I find a flaw in one aspect of Home's experimental style, in his use of intentionally stereotypical and unrealistic characters to subvert the classic approach to fictional realism. The contradiction I question is, if attempting character realism is bourgeois sentimentality then how is the construction of a comprehensible plot any less bourgeois? If you want to truly subvert the literary establishment then you need to go whole hog like Williams S. Burroughs and his cut-up method of writing that utterly defamiliarizes the experience of a novel.
I found the stereotypical characters to unfortunately also create an unavoidable female objectification, when conjoined with the plagiarized porn scenes. He may be objectifying men as well but the power dynamic in society will always cause the issue to be treating women as sex objects and in this particular book, Home can't avoid that conflict and that left me with a bad taste in my mouth. Well, this does appear to be one of his first novels, so he's done better since. Move along.

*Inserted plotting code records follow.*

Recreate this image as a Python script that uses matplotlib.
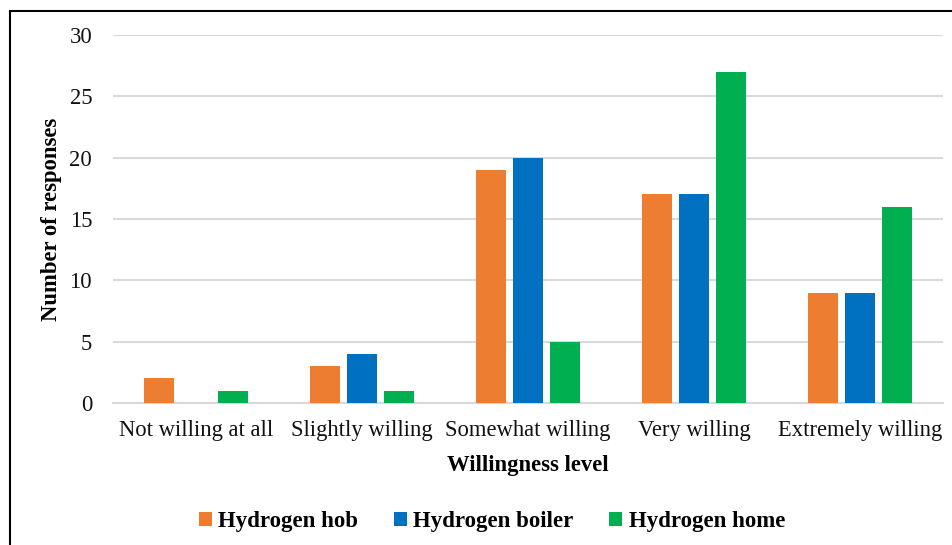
import numpy as np
import matplotlib.pyplot as plt
from matplotlib.patches import Rectangle

categories = ["Not willing at all", "Slightly willing", "Somewhat willing", "Very willing", "Extremely willing"]
hob = [2, 3, 19, 17, 9]
boiler = [0, 4, 20, 17, 9]
home = [1, 1, 5, 27, 16]
series = ["Hydrogen hob", "Hydrogen boiler", "Hydrogen home"]
colors = ["#ED7D31", "#0070C0", "#00B050"]

plt.rcParams['font.family'] = ['Liberation Serif', 'DejaVu Serif']

fig = plt.figure(figsize=(9.52, 5.45), dpi=100)
ax = fig.add_axes([0.1187, 0.2606, 0.8718, 0.6752])

x = np.arange(len(categories))
w = 0.18
step = 0.222
for i, (vals, name, c) in enumerate(zip([hob, boiler, home], series, colors)):
    ax.bar(x + (i - 1) * step, vals, w, color=c, label=name, zorder=3)

ax.set_xlim(-0.5, 4.5)
ax.set_ylim(0, 30)
ax.set_yticks(range(0, 31, 5))
ax.set_xticks(x)
ax.set_xticklabels(categories)
ax.tick_params(length=0, labelsize=16.3, colors='#111111')
ax.tick_params(axis='y', pad=15)
ax.tick_params(axis='x', pad=12)
ax.grid(axis='y', color='#D9D9D9', linewidth=1.5, zorder=0)
for s in ['top', 'right', 'left']:
    ax.spines[s].set_visible(False)
ax.spines['bottom'].set_color('#D9D9D9')
ax.spines['bottom'].set_linewidth(1.5)

ax.set_xlabel("Willingness level", fontsize=16.3, fontweight='bold', labelpad=10)
ax.set_ylabel("Number of responses", fontsize=16.3, fontweight='bold', labelpad=5)

ax.legend(loc='center', bbox_to_anchor=(0.5 + 16 / 952, (545 - 522) / 545), bbox_transform=fig.transFigure,
          ncol=3, frameon=False, prop={'size': 16.5, 'weight': 'bold'},
          handlelength=0.57, handleheight=0.57, handletextpad=0.28, columnspacing=1.55)

fig.patches.append(Rectangle((10 / 952, -0.1), 1.2, 1 - 11 / 545 + 0.1, transform=fig.transFigure,
                             fill=False, edgecolor='black', linewidth=1.5))

fig.savefig("out.png", dpi=100)
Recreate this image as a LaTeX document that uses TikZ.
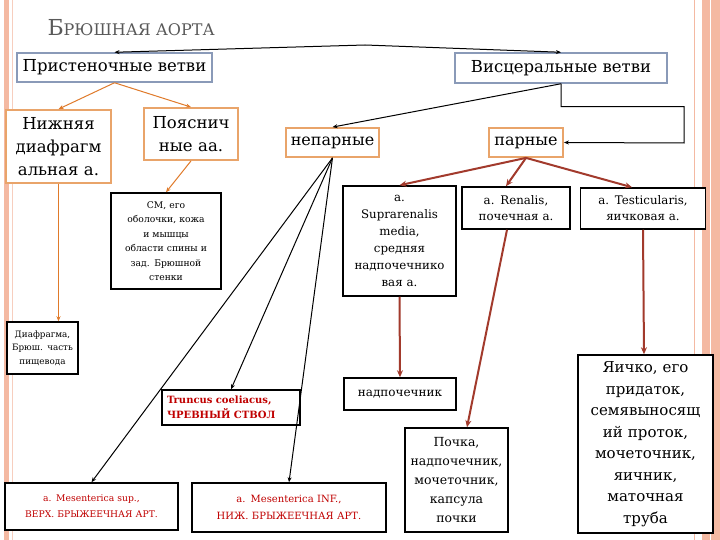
\documentclass[tikz,border=0pt]{standalone}
\usepackage{fontspec}
\setmainfont{DejaVu Serif}
\usetikzlibrary{arrows.meta}
\definecolor{salmon}{HTML}{F4B9A2}
\definecolor{orbox}{HTML}{E9A46A}
\definecolor{orarr}{HTML}{E07A2A}
\definecolor{brarr}{HTML}{A23A2C}
\definecolor{bluebox}{HTML}{8A9AB8}
\definecolor{redtxt}{HTML}{C00000}
\begin{document}
\begin{tikzpicture}[x=1pt,y=-1pt,
 box/.style={draw,inner sep=0pt,align=center,fill=white},
 bbox/.style={box,line width=1.5pt},
 obox/.style={box,draw=orbox,line width=1.8pt},
 vbox/.style={box,draw=bluebox,line width=1.5pt},
 oa/.style={draw=orarr,line width=1pt,-{Stealth[length=5pt,width=4pt]}},
 ba/.style={draw=brarr,line width=2pt,-{Stealth[length=7pt,width=6pt]}},
 ka/.style={draw=black,line width=1pt,-{Stealth[length=5pt,width=4pt]}}]
\useasboundingbox (0,0) rectangle (720,540);
\fill[white] (0,0) rectangle (720,540);
\fill[salmon] (4,0) rectangle (9,540);
\draw[salmon!70,line width=0.6pt] (12,0) -- (12,540);
\fill[salmon] (702,0) rectangle (720,540);
\draw[salmon,line width=0.8pt] (694,0) -- (694,540);
\draw[white,line width=0.6pt] (710,0) -- (710,540);
\node[anchor=base west,text=black!65,font=\fontsize{22}{24}\selectfont] (title) at (44,36) {Б{\fontsize{16}{20}\selectfont РЮШНАЯ АОРТА}};

\node[vbox,minimum width=195pt,minimum height=29pt,font=\fontsize{16.5}{20}\selectfont] (pr) at (114.5,67.5) {Пристеночные ветви};
\node[vbox,minimum width=212pt,minimum height=30pt,font=\fontsize{16.5}{20}\selectfont] (vi) at (561,68) {Висцеральные ветви};
\node[obox,minimum width=105pt,minimum height=73pt,text width=100pt,font=\fontsize{16.5}{23}\selectfont] (nd) at (58.5,146.5) {Нижняя\\диафрагм\\альная а.};
\node[obox,minimum width=94pt,minimum height=52pt,text width=90pt,font=\fontsize{16.5}{23}\selectfont] (po) at (191,134) {Пояснич\\ные аа.};
\node[obox,minimum width=93pt,minimum height=29pt,font=\fontsize{16}{18}\selectfont] (np) at (332.5,142.5) {непарные};
\node[obox,minimum width=74pt,minimum height=29pt,font=\fontsize{16}{18}\selectfont] (pa) at (526,142.5) {парные};
\node[bbox,minimum width=110pt,minimum height=96pt,text width=106pt,font=\fontsize{9.2}{14.5}\selectfont] (cm) at (166,241) {СМ, его\\оболочки, кожа\\и мышцы\\области спины и\\зад. Брюшной\\стенки};
\node[bbox,minimum width=113pt,minimum height=110pt,text width=108pt,font=\fontsize{11.8}{17}\selectfont] (su) at (399.5,241) {а.\\Suprarenalis\\media,\\средняя\\надпочечнико\\вая а.};
\node[bbox,minimum width=108pt,minimum height=42pt,text width=104pt,font=\fontsize{11.8}{16}\selectfont] (re) at (516,208) {a. Renalis,\\почечная а.};
\node[bbox,minimum width=125pt,minimum height=41pt,text width=121pt,font=\fontsize{11.8}{16}\selectfont] (te) at (643,208.5) {a. Testicularis,\\яичковая а.};
\node[bbox,minimum width=71pt,minimum height=52pt,text width=68pt,font=\fontsize{8.8}{13.5}\selectfont] (di) at (42.5,348) {Диафрагма,\\Брюш. часть\\пищевода};
\node[bbox,minimum width=138pt,minimum height=35pt,text width=128pt,align=left,text=redtxt,font=\bfseries\fontsize{10}{15}\selectfont] (tr) at (231,407.5) {Truncus coeliacus,\\ЧРЕВНЫЙ СТВОЛ};
\node[bbox,minimum width=112pt,minimum height=32pt,font=\fontsize{12}{14}\selectfont] (nad) at (400,394) {надпочечник};
\node[bbox,minimum width=103pt,minimum height=104pt,text width=100pt,font=\fontsize{12.5}{19}\selectfont] (pk) at (456.5,480) {Почка,\\надпочечник,\\мочеточник,\\капсула\\почки};
\node[bbox,minimum width=135pt,minimum height=178pt,text width=131pt,font=\fontsize{15}{21.5}\selectfont] (ya) at (645.5,444) {Яичко, его\\придаток,\\семявыносящ\\ий проток,\\мочеточник,\\яичник,\\маточная\\труба};
\node[bbox,minimum width=173pt,minimum height=47pt,text width=170pt,text=redtxt,font=\bfseries\fontsize{9.2}{16}\selectfont] (ms) at (91.5,506.5) {\mdseries a. Mesenterica sup.,\\ВЕРХ. БРЫЖЕЕЧНАЯ АРТ.};
\node[bbox,minimum width=194pt,minimum height=49pt,text width=190pt,text=redtxt,font=\bfseries\fontsize{10}{17}\selectfont] (mi) at (289,507.5) {\mdseries a. Mesenterica INF.,\\НИЖ. БРЫЖЕЕЧНАЯ АРТ.};

\coordinate (top) at (365,45);
\draw[ka] (top) -- (pr.north);
\draw[ka] (top) -- (vi.north);
\draw[ka] (vi.south) -- (np.north);
\draw[ka] (vi.south) -- ++(0,23) -| (684,143) -- (pa.east);

\draw[oa] (pr.south) -- (nd.north);
\draw[oa] (pr.south) -- (po.north);
\draw[oa] (po.south) -- (cm.north);
\draw[oa,line width=0.6pt] (nd.south) -- (di.north-|nd.south);

\draw[ka] (np.south) -- (ms.north);
\draw[ka] (np.south) -- (tr.north);
\draw[ka] (np.south) -- (mi.north);

\draw[ba] (pa.south) -- (su.north);
\draw[ba] (pa.south) -- (re.north-|506,0);
\draw[ba] (pa.south) -- (te.north-|632,0);
\draw[ba] (su.south) -- (nad.north);
\draw[ba] (re.south-|507,0) -- (pk.north-|467,0);
\draw[ba] (te.south) -- (ya.north-|644,0);
\end{tikzpicture}
\end{document}
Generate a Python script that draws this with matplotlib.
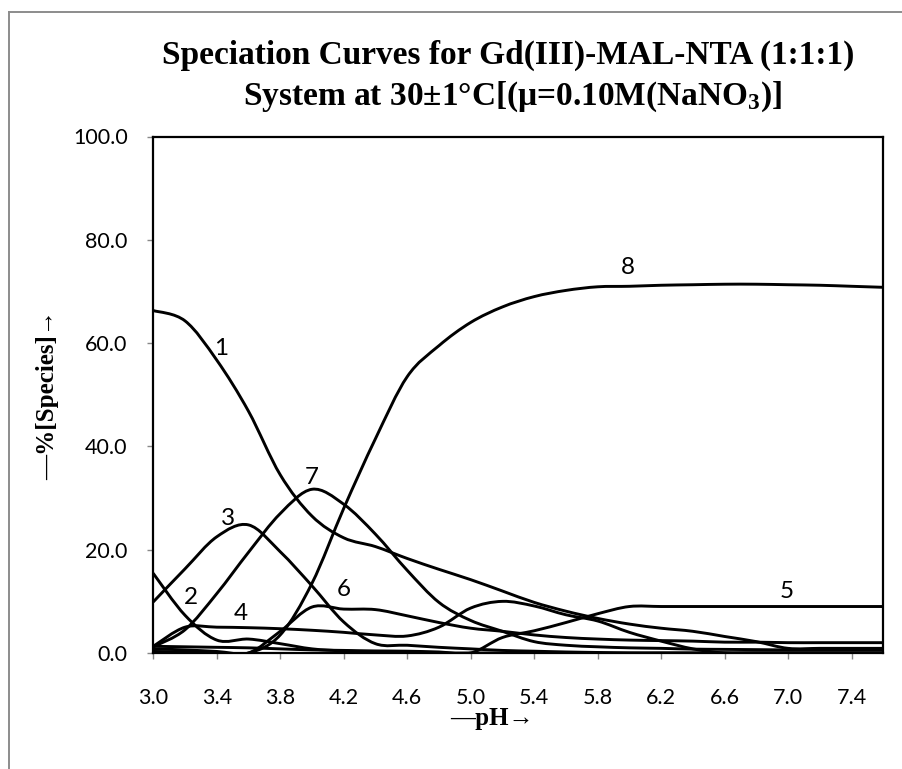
import matplotlib
matplotlib.use('Agg')
import matplotlib.pyplot as plt
import numpy as np
from matplotlib.path import Path
from matplotlib.patches import PathPatch
from matplotlib.lines import Line2D

plt.rcParams['mathtext.fontset'] = 'custom'
plt.rcParams['mathtext.rm'] = 'Liberation Serif:bold'
plt.rcParams['mathtext.bf'] = 'Liberation Serif:bold'
plt.rcParams['mathtext.it'] = 'Liberation Serif:bold'

# pH values and % of each species
ph = [3.0, 3.2, 3.4, 3.6, 3.8, 4.0, 4.2, 4.4, 4.6, 4.8, 5.0, 5.2,
      5.4, 5.6, 5.8, 6.0, 6.2, 6.4, 6.6, 6.8, 7.0, 7.2, 7.4, 7.6]

sp1 = [66.3, 64.3, 56.7, 46.8, 34.5, 26.5, 22.3, 20.6, 18.3, 16.2, 14.2, 12.0,
       9.8, 8.1, 6.7, 5.6, 4.8, 4.2, 3.2, 2.2, 0.9, 0.9, 0.9, 0.9]
sp2 = [15.4, 7.3, 2.5, 2.7, 1.8, 0.8, 0.4, 0.2, 0.1, 0.0, 0.0, 0.0,
       0.0, 0.0, 0.0, 0.0, 0.0, 0.0, 0.0, 0.0, 0.0, 0.0, 0.0, 0.0]
sp3 = [9.9, 16.3, 22.5, 24.8, 19.6, 13.0, 6.0, 1.8, 1.5, 1.1, 0.8, 0.5,
       0.35, 0.2, 0.1, 0.0, 0.0, 0.0, 0.0, 0.0, 0.0, 0.0, 0.0, 0.0]
sp4 = [1.3, 5.0, 5.0, 4.9, 4.7, 4.4, 4.0, 3.5, 3.3, 5.0, 8.7, 10.0,
       9.1, 7.4, 6.2, 4.0, 2.3, 0.8, 0.0, 0.0, 0.0, 0.0, 0.0, 0.0]
sp5 = [1.3, 1.2, 1.1, 1.0, 0.8, 0.6, 0.5, 0.4, 0.35, 0.2, 0.0, 3.0,
       4.3, 5.9, 7.6, 9.0, 9.0, 9.0, 9.0, 9.0, 9.0, 9.0, 9.0, 9.0]
sp6 = [0.3, 0.2, 0.1, 0.0, 4.2, 8.9, 8.5, 8.4, 7.2, 5.9, 4.8, 4.2,
       3.5, 3.0, 2.7, 2.5, 2.4, 2.3, 2.1, 2.1, 2.0, 2.0, 2.0, 2.0]
sp7 = [1.2, 4.5, 11.5, 19.5, 27.0, 31.7, 28.8, 23.0, 16.0, 9.8, 6.3, 4.2,
       2.2, 1.5, 1.2, 1.0, 0.9, 0.75, 0.7, 0.65, 0.6, 0.6, 0.6, 0.6]
sp8 = [0.8, 0.6, 0.3, 0.0, 3.5, 13.5, 28.0, 41.5, 53.5, 59.5, 64.0, 67.0,
       69.0, 70.2, 70.9, 71.0, 71.2, 71.3, 71.4, 71.4, 71.3, 71.2, 71.0, 70.8]

species = [sp1, sp2, sp3, sp4, sp5, sp6, sp7, sp8]

# curve numbers: (label, pH, %)
labels = [('1', 3.43, 58.9), ('2', 3.24, 10.8), ('3', 3.47, 26.1), ('4', 3.55, 7.7),
          ('5', 6.99, 11.9), ('6', 4.20, 12.2), ('7', 4.00, 34.0), ('8', 5.99, 74.7)]


def smooth_path(x, y):
    # smoothed line like a spreadsheet chart: Catmull-Rom segments as cubic Beziers
    pts = np.column_stack([x, y])
    ext = np.vstack([pts[0], pts, pts[-1]])
    verts = [pts[0]]
    codes = [Path.MOVETO]
    for i in range(len(pts) - 1):
        p0, p1, p2, p3 = ext[i], ext[i + 1], ext[i + 2], ext[i + 3]
        verts += [p1 + (p2 - p0) / 6, p2 - (p3 - p1) / 6, p2]
        codes += [Path.CURVE4] * 3
    return Path(verts, codes)


fig = plt.figure(figsize=(9.03, 7.69), dpi=100)
ax = fig.add_axes([153.3 / 903, 1 - 653 / 769, 730 / 903, 516.5 / 769])

for s in species:
    ax.add_patch(PathPatch(smooth_path(ph, s), fill=False, lw=2.1, ec='black',
                           capstyle='round', joinstyle='round'))

for txt, xv, yv in labels:
    ax.text(xv, yv, txt, fontsize=17.5, family='Lato', ha='center', va='center')

ax.set_xlim(3.0, 7.6)
ax.set_ylim(0, 100)
ax.set_xticks(np.arange(3.0, 7.45, 0.4))
ax.set_xticklabels(['%.1f' % v for v in np.arange(3.0, 7.45, 0.4)])
ax.set_yticks(np.arange(0, 101, 20))
ax.set_yticklabels(['%.1f' % v for v in np.arange(0, 101, 20)])
for lbl in ax.get_xticklabels() + ax.get_yticklabels():
    lbl.set_family('Lato')
    lbl.set_fontsize(15.5)
ax.tick_params(axis='both', direction='out', length=4.5, width=1, color='#888888')
ax.tick_params(axis='x', pad=21)
ax.tick_params(axis='y', pad=14)
for side in ['left', 'bottom', 'top', 'right']:
    ax.spines[side].set_linewidth(1.6)
    ax.spines[side].set_color('black')

serif = ['Liberation Serif', 'DejaVu Serif']
fig.text(508 / 903, 1 - 55 / 769, 'Speciation Curves for Gd(III)-MAL-NTA (1:1:1)',
         family=serif, weight='bold', fontsize=24, ha='center', va='center')
fig.text(512 / 903, 1 - 97 / 769, r'System at 30±1°C[(μ=0.10M(NaNO$_\mathbf{3}$)]',
         family=serif, weight='bold', fontsize=24, ha='center', va='center')
fig.text(492 / 903, 1 - 718 / 769, '—pH→', family=serif, weight='bold',
         fontsize=18, ha='center', va='center')
fig.text(48 / 903, 1 - 395 / 769, '—%[Species]→', family=serif, weight='bold',
         fontsize=18, ha='center', va='center', rotation=90)

# chart area frame
fig.add_artist(Line2D([9 / 903, 9 / 903], [0, 1 - 12 / 769], color='#8c8c8c', lw=1.4))
fig.add_artist(Line2D([9 / 903, 1], [1 - 12 / 769, 1 - 12 / 769], color='#8c8c8c', lw=1.4))

fig.savefig('out.png', dpi=100)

This novel should suck according to the standards of contemporary "literary fiction": there's no concern for the humanist pieties of psychological interiority, character development, epiphany; no concern for the realist shibboleths of verisimilitude and the matching of style to subject; no concern for the "fine writing" that will confer a spurious halo of distinction on high-end book consumers. And that's the point: the novel is brilliantly, strategically "bad," in a way that calls out literary fiction as a total fraud. It's a parodic account of the Art World written in the crassest of pulp idioms, with hilariously formulaic fight and sex scenes in every chapter, and if you're thinking of reading the new Ian McEwan do yourself a favor and get this instead.
all about how skinheads might intervene in the process of art historification, and why race isn't real but is experienced as real because of racism.....
Smart, still relevant as ever regarding university Marxism being classist. Also interesting takes on porn and eroticism, and the hypocrisy of 80s anti-porn advocates who were also quite sexually repressive towards women.
One of the 3 funniest books I've ever read (the others are Home's "Cunt" & Nigel Williams' "Fortysomething".
Do you want to enter the "art" world & be a success? Well, follow this novel like a bible & you'll certainly get there. HA HA HA. Loved the disrespectful attitude towards "art" & its acolytes whether "artists", dealers, gallery owners--& the sheep who actually believe that performing cult-like rituals will get one somewhere. Well, I guess if you want fame, fortune & fucks--that method is as good as any. SNORT!
What a great, deadpan novel with its brilliant attitude towards the cast of almost-thousands. It should be one of the pantheon of so-called literary classics that every person aspiring to be well-read should peruse.
Stewart Home has the art world pinned down! His brilliant book had me laughing all the way. I passed it on to Mark Flood and hope that he enjoys it as much as I did.
This is so bad, that after a while you find it interesting. I do not regret that i finished this book, never read something like this. Sarcastic description of art-scene just hit me in a nerve: it is so many frauds, stupid marketing and manipulations in this micro world, that I just can’t take contemporary art seriously anymore.